Members will be selected by a committee that includes:
·
The Chief Justice of India or his
nominee
·
A senior High Court or Supreme Court
judge
·
One representative of the Ministry of Law and
Justice
·
One representative of the Ministry of Finance
and Company Affairs.
To ensure the tribunals’ independence:
·
No tribunal member will remain associated
with a ministry or a civil service department after appointment.
·
All administrative support will be provided
by the law ministry.
As per the Supreme Court’s directions, technical members of the tribunal
must have:
·
At least 15 years experience in industrial
management, reconstruction, investment or accountancy
·
Or, have held a high ranking post in the
Indian Company Law Service.
Judicial members must have:
·
At least five years of experience as high
court or district court judges
·
Or, at least ten years of experience as
lawyers.
Conclusion:
With the ever increasing corporate growth in
the recent past in India coupled with various technological and rapid economic
growth, the need of the hour is to have a good, proper and efficient mechanism
to tackle the disputes, restructuring, mergers, amalgamations, revival,
rehabilitation of companies and various other issues which a corporate would
face and also to expeditiously dispose of the same. Handling a company dispute
is a complicated matter and requires lot of attention,
caution, specilization and we require experts to handle these cases.

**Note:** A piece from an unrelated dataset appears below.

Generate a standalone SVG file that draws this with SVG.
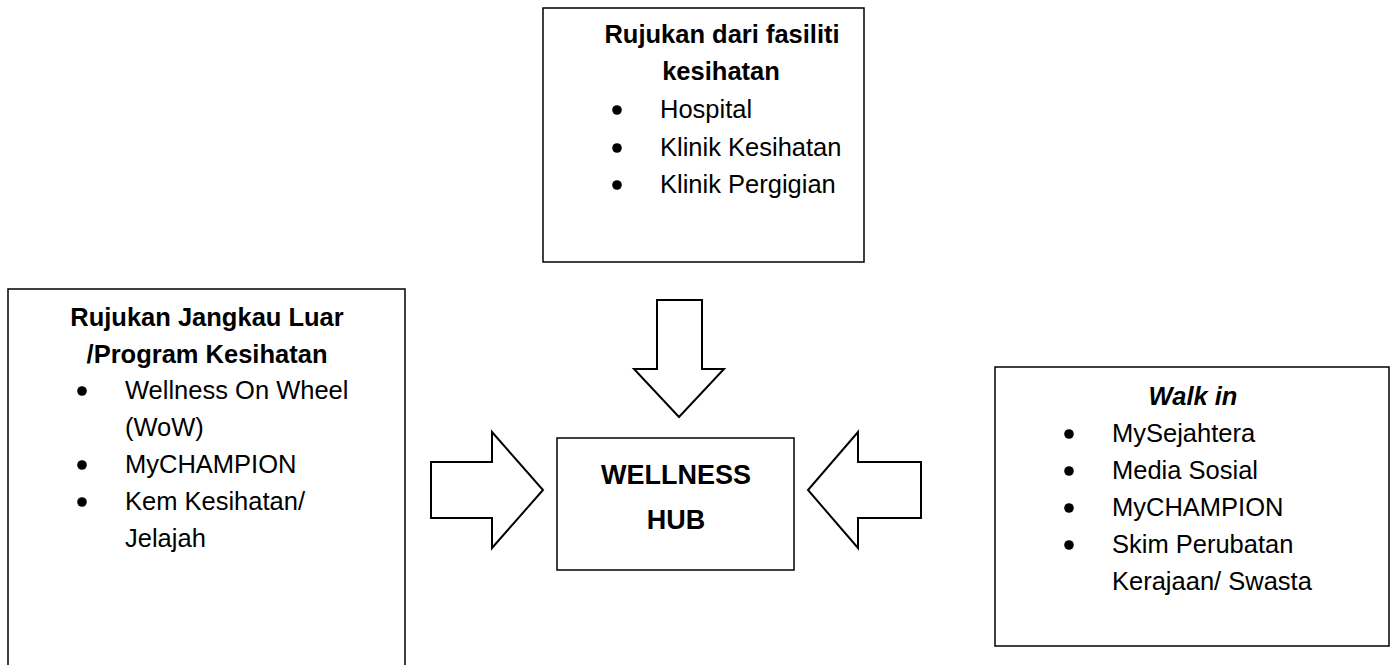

So far, the functions are handled by the CLB, BIFR and the High Courts, which
to a greater extent performed their part in a well-defined manner with slight
minor exceptions. There are no shortcomings in the present system of the High
Courts which discharge its functions like entertaining winding up petitions,
seeking sanction of the High Court for compromises, arrangements, mergers, demergers and
for sanctioning scheme of amalgamations, etc. It may not be out of place to
mention that the CLB has also been discharging its complicated responsibilities
under the provisions of prevention of oppression and mismanagement and application
for relief in case of mismanagement under section 397/398 of the Companies Act,
1956 and various other provisions. The Government needs to provide speedy and
effective remedy to the corporate since corporate cannot wait for long to get
their disputes/schemes sanctioned. After the implementation of the NCLT, it is
to be seen how the new proposed Tribunals, viz., NCLT and NCLAT,
would discharge their functions in future.